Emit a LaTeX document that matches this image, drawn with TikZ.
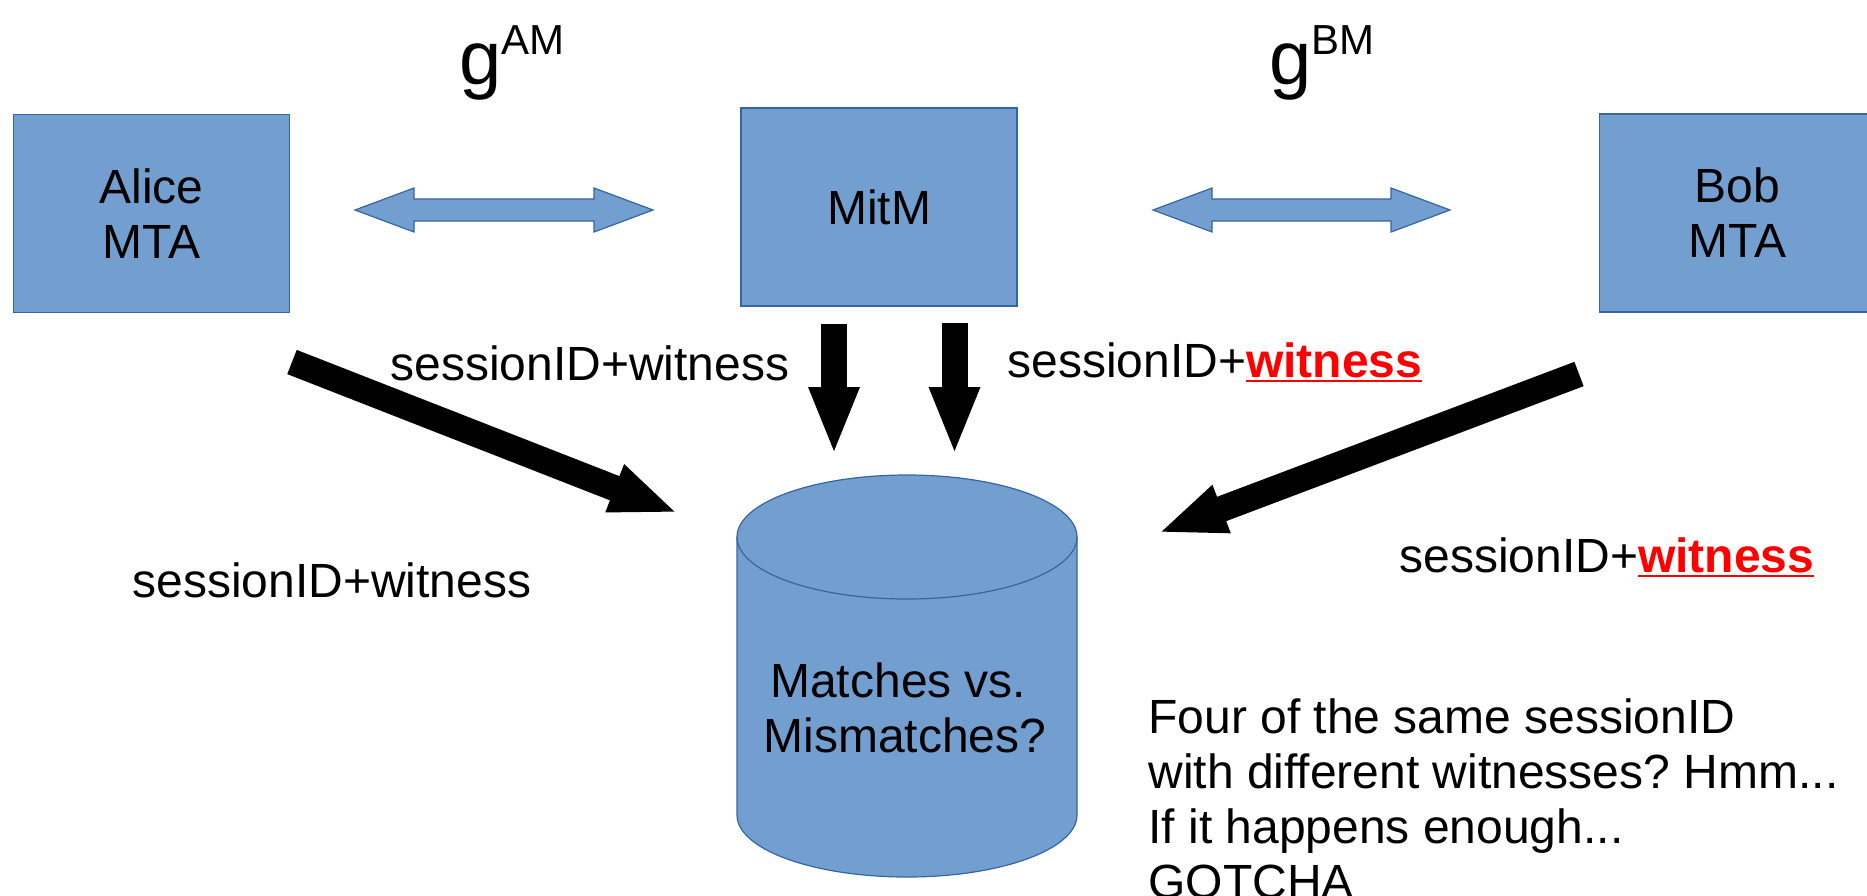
\documentclass[tikz,border=0pt]{standalone}
\usepackage{fontspec}
\setmainfont{Liberation Sans}
\frenchspacing
\usetikzlibrary{arrows.meta}
\definecolor{boxfill}{HTML}{729FCF}
\definecolor{boxline}{HTML}{3465A4}
\tikzset{
	mta/.style={draw=boxline, line width=0.6pt, fill=boxfill, minimum width=138pt, minimum height=99pt, align=center, inner sep=0pt, font=\fontsize{24}{27.5}\selectfont},
	msgtext/.style={anchor=base west, inner sep=0pt, font=\fontsize{24}{27.5}\selectfont},
	fatarrow/.style={line width=13pt, -{Triangle[width=23pt,length=34pt]}},
}
\def\dblarrow(#1,#2,#3){\draw[draw=boxline, line width=0.6pt, fill=boxfill] (#1,#3) -- ++(59,-22) -- ++(0,11) -- ({#2-59},{#3-11}) -- ++(0,-11) -- (#2,#3) -- ++(-59,22) -- ++(0,-11) -- ({#1+59},{#3+11}) -- ++(0,11) -- cycle;}
\newcommand{\ulred}[1]{\setbox0\hbox{\bfseries #1}\textcolor{red}{\rlap{\rule[-2.5pt]{\wd0}{1pt}}\box0}}
\newcommand{\gexp}[1]{{\fontsize{38}{40}\selectfont g\raisebox{15pt}{\fontsize{21}{24}\selectfont #1}}}

\begin{document}
\begin{tikzpicture}[x=0.5pt, y=-0.5pt]
			%%%%% START %%%%%
			\useasboundingbox (0,0) rectangle (1867,895);
			\clip (0,0) rectangle (1867,895);
			
			\node[mta] (alice) at (151.5,213.5) {Alice\\MTA};
			\node[mta] (mitm) at (879,207) {MitM};
			\node[mta] (bob) at (1737.5,213) {Bob\\MTA};
			
			\node[anchor=base west, inner sep=0pt] (gAM) at (459,84) {\gexp{AM}};
			\node[anchor=base west, inner sep=0pt] (gBM) at (1269,84) {\gexp{BM}};
			
			\dblarrow(355,653,210)
			\dblarrow(1153,1450,210)
			
			% database
			\draw[draw=boxline, line width=0.6pt, fill=boxfill] (737,537) -- (737,815) arc[start angle=180, end angle=0, x radius=170, y radius=62] -- (1077,537) arc[start angle=0, end angle=-180, x radius=170, y radius=62] -- cycle;
			\draw[draw=boxline, line width=0.6pt] (737,537) arc[start angle=180, end angle=0, x radius=170, y radius=62];
			\node[align=center, inner sep=0pt, font=\fontsize{24}{27.5}\selectfont] (matchdb) at (905,707.5) {Matches vs.\hspace*{0.278em}\\Mismatches?};
			
			\coordinate (aliceOut) at (292,362);
			\coordinate (dbLeft) at (678,513);
			\coordinate (mitmOutA) at (834,324);
			\coordinate (dbTopA) at (834,455);
			\coordinate (mitmOutB) at (954.5,323);
			\coordinate (dbTopB) at (954.5,455);
			\coordinate (bobOut) at (1579,374);
			\coordinate (dbRight) at (1158,533);
			
			\draw[fatarrow] (aliceOut) -- (dbLeft);
			\draw[fatarrow] (mitmOutA) -- (dbTopA);
			\draw[fatarrow] (mitmOutB) -- (dbTopB);
			\draw[fatarrow] (bobOut) -- (dbRight);
			
			\node[msgtext] (msgAM) at (390,380) {sessionID+witness};
			\node[msgtext] (msgMB) at (1007,377) {sessionID+\ulred{witness}};
			\node[msgtext] (msgA) at (132,597) {sessionID+witness};
			\node[msgtext] (msgB) at (1399,572) {sessionID+\ulred{witness}};
			
			% base of the note is its last line
			\node[msgtext, align=left] (note) at (1148,898) {Four of the same sessionID\\with different witnesses? Hmm...\\If it happens enough...\\GOTCHA};
			%%%%% END %%%%%
\end{tikzpicture}
\end{document}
◇ ◇ ◇ ◇ ◇
In the copy, include no pictures; restate the listing above exactly.

ANSWER TO THE EXERCISE:
Emit a LaTeX document that matches this image, drawn with TikZ.
\documentclass[tikz,border=0pt]{standalone}
\usepackage{fontspec}
\setmainfont{Liberation Sans}
\frenchspacing
\usetikzlibrary{arrows.meta}
\definecolor{boxfill}{HTML}{729FCF}
\definecolor{boxline}{HTML}{3465A4}
\tikzset{
	mta/.style={draw=boxline, line width=0.6pt, fill=boxfill, minimum width=138pt, minimum height=99pt, align=center, inner sep=0pt, font=\fontsize{24}{27.5}\selectfont},
	msgtext/.style={anchor=base west, inner sep=0pt, font=\fontsize{24}{27.5}\selectfont},
	fatarrow/.style={line width=13pt, -{Triangle[width=23pt,length=34pt]}},
}
\def\dblarrow(#1,#2,#3){\draw[draw=boxline, line width=0.6pt, fill=boxfill] (#1,#3) -- ++(59,-22) -- ++(0,11) -- ({#2-59},{#3-11}) -- ++(0,-11) -- (#2,#3) -- ++(-59,22) -- ++(0,-11) -- ({#1+59},{#3+11}) -- ++(0,11) -- cycle;}
\newcommand{\ulred}[1]{\setbox0\hbox{\bfseries #1}\textcolor{red}{\rlap{\rule[-2.5pt]{\wd0}{1pt}}\box0}}
\newcommand{\gexp}[1]{{\fontsize{38}{40}\selectfont g\raisebox{15pt}{\fontsize{21}{24}\selectfont #1}}}

\begin{document}
\begin{tikzpicture}[x=0.5pt, y=-0.5pt]
			%%%%% START %%%%%
			\useasboundingbox (0,0) rectangle (1867,895);
			\clip (0,0) rectangle (1867,895);
			
			\node[mta] (alice) at (151.5,213.5) {Alice\\MTA};
			\node[mta] (mitm) at (879,207) {MitM};
			\node[mta] (bob) at (1737.5,213) {Bob\\MTA};
			
			\node[anchor=base west, inner sep=0pt] (gAM) at (459,84) {\gexp{AM}};
			\node[anchor=base west, inner sep=0pt] (gBM) at (1269,84) {\gexp{BM}};
			
			\dblarrow(355,653,210)
			\dblarrow(1153,1450,210)
			
			% database
			\draw[draw=boxline, line width=0.6pt, fill=boxfill] (737,537) -- (737,815) arc[start angle=180, end angle=0, x radius=170, y radius=62] -- (1077,537) arc[start angle=0, end angle=-180, x radius=170, y radius=62] -- cycle;
			\draw[draw=boxline, line width=0.6pt] (737,537) arc[start angle=180, end angle=0, x radius=170, y radius=62];
			\node[align=center, inner sep=0pt, font=\fontsize{24}{27.5}\selectfont] (matchdb) at (905,707.5) {Matches vs.\hspace*{0.278em}\\Mismatches?};
			
			\coordinate (aliceOut) at (292,362);
			\coordinate (dbLeft) at (678,513);
			\coordinate (mitmOutA) at (834,324);
			\coordinate (dbTopA) at (834,455);
			\coordinate (mitmOutB) at (954.5,323);
			\coordinate (dbTopB) at (954.5,455);
			\coordinate (bobOut) at (1579,374);
			\coordinate (dbRight) at (1158,533);
			
			\draw[fatarrow] (aliceOut) -- (dbLeft);
			\draw[fatarrow] (mitmOutA) -- (dbTopA);
			\draw[fatarrow] (mitmOutB) -- (dbTopB);
			\draw[fatarrow] (bobOut) -- (dbRight);
			
			\node[msgtext] (msgAM) at (390,380) {sessionID+witness};
			\node[msgtext] (msgMB) at (1007,377) {sessionID+\ulred{witness}};
			\node[msgtext] (msgA) at (132,597) {sessionID+witness};
			\node[msgtext] (msgB) at (1399,572) {sessionID+\ulred{witness}};
			
			% base of the note is its last line
			\node[msgtext, align=left] (note) at (1148,898) {Four of the same sessionID\\with different witnesses? Hmm...\\If it happens enough...\\GOTCHA};
			%%%%% END %%%%%
\end{tikzpicture}
\end{document}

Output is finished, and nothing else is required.